Wer selbst entscheiden will, wer ihn und wie diese Person ihn bei Urteilsunfähigkeit vertreten soll, muss dies in einem Vorsorgeauftrag regeln.

Im Vorsorgeauftrag kann nicht nur die (natürliche oder juristische) Person bestimmt werden, welche einem bei Urteilsunfähigkeit vertritt, sondern es kann auch deren Auftrag näher umschrieben werden. So kann namentlich geregelt werden, ob der Vertreter eine uneingeschränkte Vollmacht haben soll oder ob er bestimmte Vorgaben einhalten muss. Im Vorsorgeauftrag kann (soll) des Weiteren die Vermögensvorsorge geregelt werden nämlich wer und wie die laufenden finanziellen Verpflichtungen (Verwaltung der Einkünfte, Finanzierung des Lebensunterhalts usw.) des Urteilsunfähigen besorgt. Der Vorsorgeauftrag ermöglicht daher eine auf die persönlichen Bedürfnisse zugeschnittene Regelung.
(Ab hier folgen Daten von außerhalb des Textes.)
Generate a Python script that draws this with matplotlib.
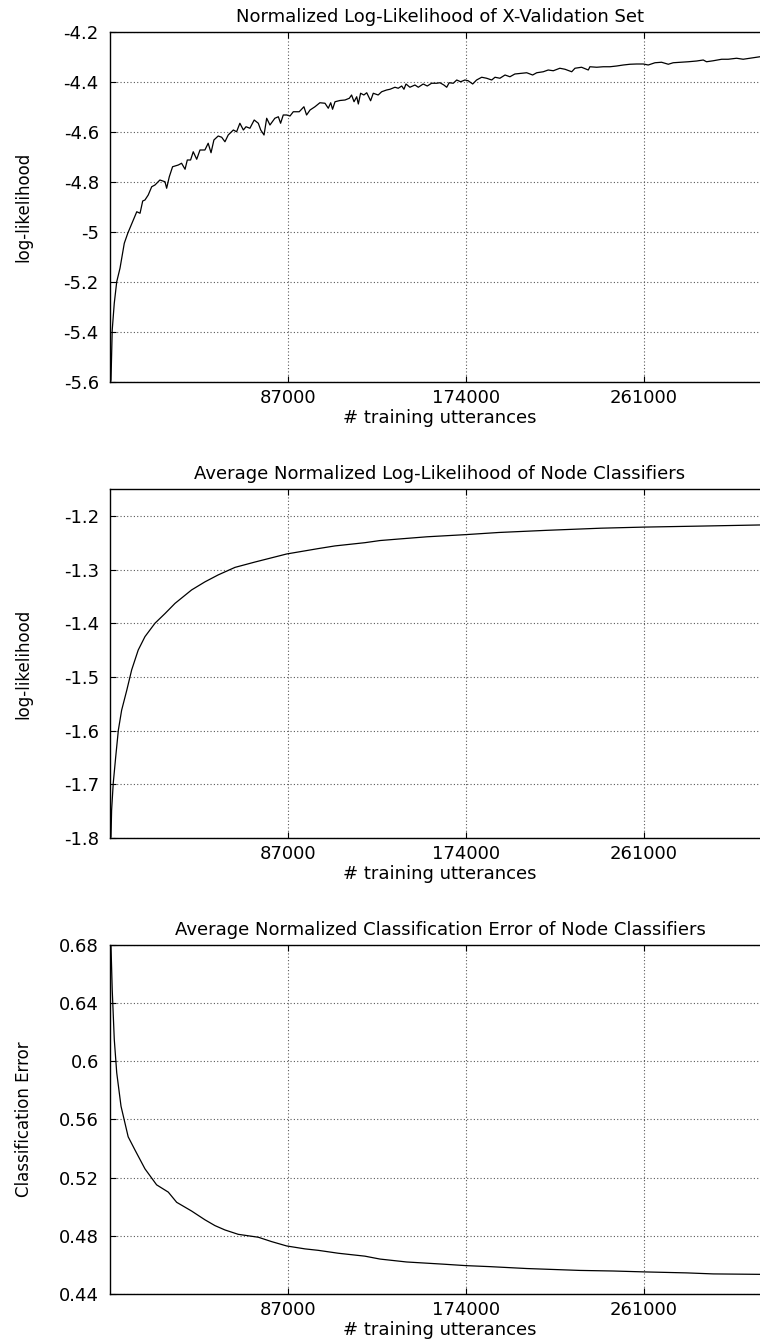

Ein Vorsorgeauftrag ist insbesondere für unverheiratete Unternehmer sinnvoll oder für jene, die nicht in einer eingetragenen Partnerschaft leben, also Alleinstehende oder im Konkubinat Lebende. Sinnvoll kann ein Vorsorgeauftrag aber auch bei einem verheirateten bzw. in einer eingetragenen Partnerschaft lebenden Unternehmer sein, z.B. wenn er den Ehepartner nicht zusätzlich belasten will oder dieser nicht in der Lage ist, seine geschäftlichen Angelegenheiten zu führen. In diesem Fall kann er einen anderen Vertreter bestellen.

Es sei zuletzt erwähnt, dass der Vorsorgeauftrag zu seiner Gültigkeit einer bestimmten Form bedarf: Wie beim Testament muss er entweder vollständig handschriftlich verfasst sein und/oder notariell beurkundet werden. Grosse Bedeutung kommt abschliessend der Aufbewahrung und der Zugänglichkeit des Vorsorgeauftrags zu: Ist dieser unauffindbar, nützt er herzlich wenig.

IV. Fazit

Jeder Unternehmer ist gewohnt, selbst zu entscheiden. Ein Vorsorgeauftrag bietet ihm die Möglichkeit, dies zu tun im Fall, dass er unfall- oder krankheitsbedingt urteilsunfähig wird. Ein Notfallplan und insbesondere ein Vorsorgeauftrag sind unerlässliche Bestandteile einer umfassenden Nachfolgeregelung.